Most people I know who claim that racism isn’t a problem in their world don’t know anyone who has been the victim of racism.
It’s easy to assume that something isn’t a problem when it’s never been a problem for you.
I’ve never had a problem with drugs, so I didn’t bother to feel empathy for a young girl who did.
3. Fear of Culpability
I felt angry when the girl’s mother accused me of being heartless. She was trying to place some of the blame for the situation at my feet, and I resented it. But deep in my subconscious, I knew I felt angry because, as I said before, she was right about me. My heart was cold toward this family, but I did not want to admit it. I didn’t want to be responsible for someone else’s pain. Nobody made the girl bring drugs to camp, and I was not interested in carrying any of the blame for this situation. How dare this woman drag me into their family drama?
But I was responsible—I was responsible for my posture toward them. I had a certain amount of power, and I misused it.
When someone talks about social issues like racism or poverty, we often resist the discussion because, deep in our hearts, we don’t want to bear the blame for someone else’s struggles. If there is poverty, am I culpable because I am not poor? If there is racism, and I culpable because I am a member of the race that represents the majority (i.e., white)?
So those are the three things that seem to cause a lack of empathy, as far as I have observed.
This is all a big long way of saying that I’m starting a new blog series that I’m calling “Them.” I want to explore the different ways that we fail to empathize with people who are unlike us and then perhaps the ways we can seek to bridge those gaps. I’ve already written about this kind of thing in a couple of previous posts (“I Am Not the Gatekeeper” and “Tolerance is Weak”), but I’m hoping to take a deeper look at the whole thing. I’m not sure there will be any definitive solutions, but I would at least like to pose the questions and perhaps share a bit of what I’ve been learning.
Last week, blogger and founder of the Gay Christian Network Justin Lee tweeted this:
You realize he’s talking about Christians, right?
He’s talking about how Christians fail to see the needs and pains of other people because we often feel morally superior, lack connection with those who are suffering, and are attempting to avoid feeling culpable for their problems.
He’s talking about Christians who voice coldness or hostility toward people who are LGBTQ.
He’s talking about Christians who tell the victims of racism that they haven’t actually suffered.

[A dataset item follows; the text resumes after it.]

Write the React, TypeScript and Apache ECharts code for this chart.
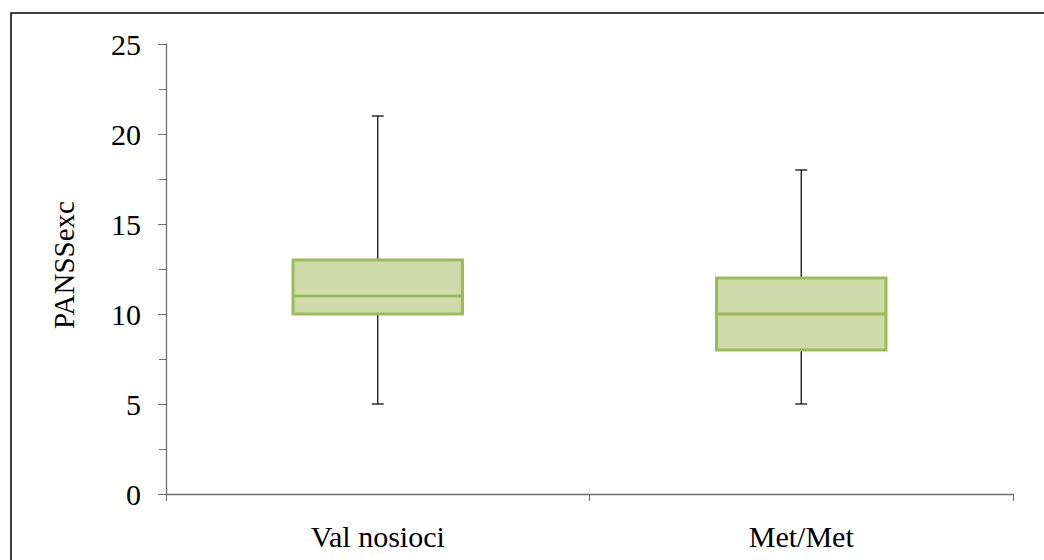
import React, { useEffect, useRef } from "react";
import * as echarts from "echarts";

const categories = ["Val nosioci", "Met/Met"];
const minValues = [5, 5];
const q1Values = [10, 8];
const medianValues = [11, 10];
const q3Values = [13, 12];
const maxValues = [21, 18];
const yAxisName = "PANSSexc";

const FONT = "'Liberation Serif', 'Times New Roman', serif";

export default function App() {
  const ref = useRef<HTMLDivElement>(null);
  useEffect(() => {
    if (!ref.current) return;
    const chart = echarts.init(ref.current, null, { renderer: "svg" });
    const data = categories.map((_, i) => [
      i,
      minValues[i],
      q1Values[i],
      medianValues[i],
      q3Values[i],
      maxValues[i],
    ]);
    chart.setOption({
      animation: false,
      backgroundColor: "#ffffff",
      textStyle: { fontFamily: FONT },
      grid: { left: 166, right: 31, top: 44, bottom: 66 },
      xAxis: {
        type: "category",
        data: categories,
        axisLine: { lineStyle: { color: "#707070", width: 1.3 } },
        axisTick: { show: true, length: 7, lineStyle: { color: "#707070", width: 1 } },
        axisLabel: { color: "#000", fontSize: 30, fontFamily: FONT, margin: 27 },
        splitLine: { show: false },
      },
      yAxis: {
        type: "value",
        min: 0,
        max: 25,
        interval: 5,
        name: yAxisName,
        nameLocation: "middle",
        nameRotate: 90,
        nameGap: 88,
        nameTextStyle: { color: "#000", fontSize: 29, fontFamily: FONT, padding: [0, 0, 0, 8] },
        axisLine: { show: true, lineStyle: { color: "#707070", width: 1.3 } },
        axisTick: { show: true, length: 8, lineStyle: { color: "#707070", width: 1 } },
        minorTick: { show: true, splitNumber: 2, length: 7, lineStyle: { color: "#707070", width: 1 } },
        axisLabel: { color: "#000", fontSize: 30, fontFamily: FONT, margin: 25 },
        splitLine: { show: false },
      },
      series: [
        {
          type: "custom",
          data,
          renderItem: (params: any, api: any) => {
            const idx = api.value(0);
            const band = api.size([1, 0])[0];
            const w = band * 0.4;
            const pMin = api.coord([idx, api.value(1)]);
            const pQ1 = api.coord([idx, api.value(2)]);
            const pMed = api.coord([idx, api.value(3)]);
            const pQ3 = api.coord([idx, api.value(4)]);
            const pMax = api.coord([idx, api.value(5)]);
            const cx = pMed[0];
            const cap = 12;
            const wStyle = { stroke: "#111", lineWidth: 1.3 };
            return {
              type: "group",
              children: [
                { type: "line", shape: { x1: cx, y1: pMax[1], x2: cx, y2: pQ3[1] }, style: wStyle },
                { type: "line", shape: { x1: cx, y1: pMin[1], x2: cx, y2: pQ1[1] }, style: wStyle },
                { type: "line", shape: { x1: cx - cap / 2, y1: pMax[1], x2: cx + cap / 2, y2: pMax[1] }, style: wStyle },
                { type: "line", shape: { x1: cx - cap / 2, y1: pMin[1], x2: cx + cap / 2, y2: pMin[1] }, style: wStyle },
                {
                  type: "rect",
                  shape: { x: cx - w / 2, y: pQ3[1], width: w, height: pQ1[1] - pQ3[1] },
                  style: { fill: "#cfdbab", stroke: "#9bbb59", lineWidth: 3 },
                },
                {
                  type: "line",
                  shape: { x1: cx - w / 2, y1: pMed[1], x2: cx + w / 2, y2: pMed[1] },
                  style: { stroke: "#9bbb59", lineWidth: 3 },
                },
              ],
            };
          },
        },
      ],
      graphic: [
        {
          type: "rect",
          shape: { x: 11, y: 13, width: 1200, height: 700 },
          style: { fill: "none", stroke: "#000", lineWidth: 1.5 },
          silent: true,
          z: 100,
        },
      ],
    });
    return () => chart.dispose();
  }, []);
  return (
    <div
      ref={ref}
      style={{ position: "absolute", left: 0, top: 0, width: 1044, height: 560 }}
    />
  );
}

He’s talking to Christians who seem far more interested in protecting their own way of life than in helping someone else improve theirs.
Essentially—as I read it—he seems to be talking about anyone who is more interested in protecting the “Us” than in serving the “Them.”
But that’s not how Jesus operates, and it should not be how his followers operate, either.
For Jesus, there is no such thing as “Us and Them”—for Jesus, there has only ever been “Us.”
That’s what this blog series will be about—seeking to find “Us” where there was once only “Them.”
So in the meantime, may we hold empathy for those who feel the cold sting of otherness, especially within the faith communities that should be places of safety and warmth.
May we step down from the moral high ground and instead see people as they are—as beloved children of God who are probably trying their best.
May we learn about the people we do not understand, to see the world as they see it and learn what they love, fear, hope for, and dream about. May we find connection where there has only been alienation.
And may we forfeit our need to avoid culpability and own our place in the story, even if it is uncomfortable for us to do so. May we admit when we have been wrong and when we have benefited from the struggles of others.
And may the grace and peace of Jesus Christ be with us as we open our hearts to “Them” as they draw closer to being “Us.”